Adapun informasi yang penulis dapat mengenai beliau, sedikit banyak terdapat pada majalah Ahmadiyah edisi ke-tiga. dalam majalah tersebut al-Adlabi memberikan ulasan mengenai permasalahan meletakkan tangan kanan di atas tangan kiri dalam shalat (Haml Yad al-Yumna ‘ala al-Yusra fi as-Shalah). Dalam tulisan itu dinyatakan bahwa al-Adlabi dengan nama lengkap Shalahuddin ibn Ahmad al-Adlabi adalah seorang dosen pada Fakultas Dirasah al-Islamiyah Wa al-Arabiyah Dubai, juga menjadi pengajar di Universitas Imam Muhammad Su’ud al-Islamyah, Riyadh. Juga mengajar di Fakultas al-Lughah al-‘Arabiyah di Marakisy. Al-Adlabi lahir di Madinah pada tahun 1367 H/ 1948 M. Beliau mendapatkan gelar doktor di bidang Ulum al-Islamiyah wa al-Hadis di Dar al-Hadis dengan predikat Hasan jiddan pada tahun 1401 H/ 1980 M)[1]. Al-Adlabi merupakan ulama yang banyak memberikan pandangan terhadap permasalahan-permasalahan agama ditinjau dari prespektif hadis. Al-Adlabi kemudian lebih dikenal sebagai ulama yang memberi kontribusi besar dalam hal kritik matan hadis.

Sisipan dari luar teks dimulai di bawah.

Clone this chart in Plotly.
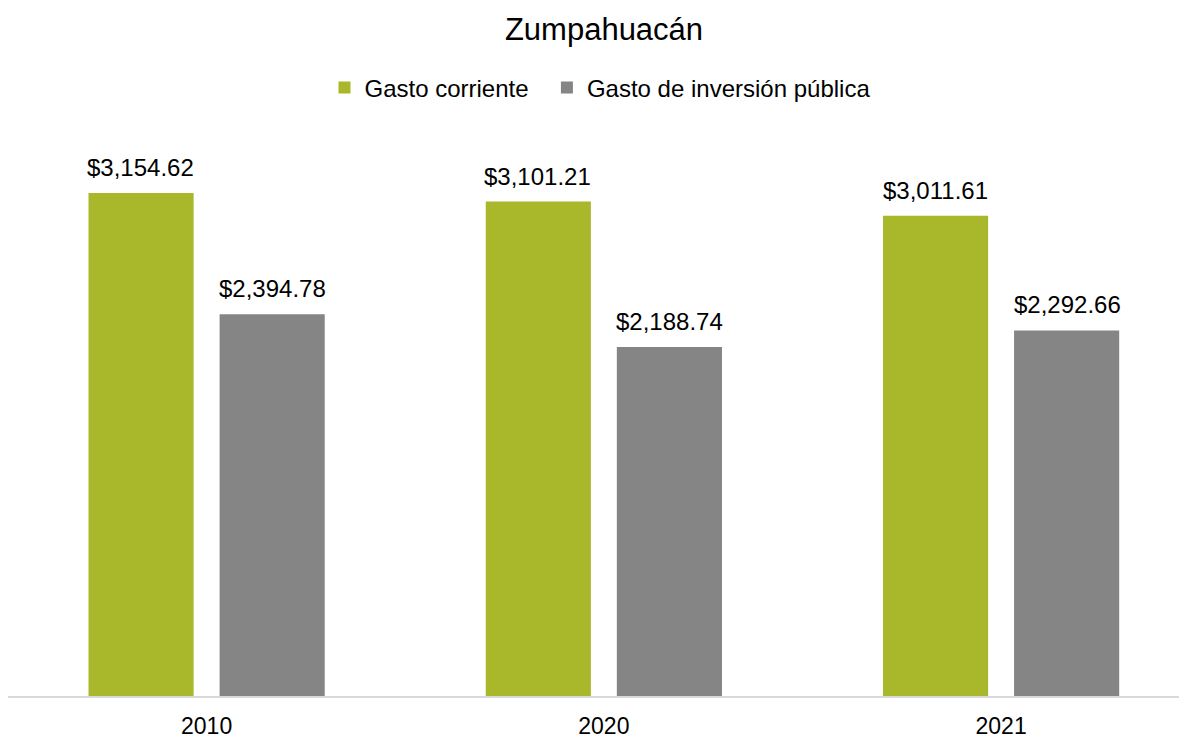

Sejarah ulum al-Hadis menunjukkan bahwa metode kritik matan pertama kali ditulis dalam karya tersendiri oleh Ibn al-Qayyim (w. 751 H/ 1350 M) dalam bukunya al-Manar al-Munif. Jadi sekitar 400 tahun setelah ulum al-Hadis berkembang. Meski demikian terdapat juga kitab sebelumnya yang secara sepintas menaruh perhatian pada kritik matan, seperti  kitab al-Ilal karya guru Imam Bukhari, Ibn Al-Madani. Namun kitab ini ternyata lebih fokus terhadap kritik sanad. Setelah itu disusul oleh az-Zarkasyi dengan karyanya al-Ijabah fi Ma istadrakathu as-Sayyidah Aisyah Ala as-Shahabah yang lebih bersifat praktis. Namun kedua karya itu sangat terbatas isinya bila dikaitkan dengan kebutuhan praktek kritik studi matan. Kemudian muncullah karya al-Adlabi, Manhaj Naqd al-matan inda Ulama al-Hadis an-Nabawi  (1403 H/ 1983). Buku yang membahas secara mendetail tentang kritik matan dibanding buku-buku lainnya, tidak berlebihan jika dikatakan bahwa karya ini merupakan penilitan pertama yang relatif lengkap tentang metode kritik matan[2].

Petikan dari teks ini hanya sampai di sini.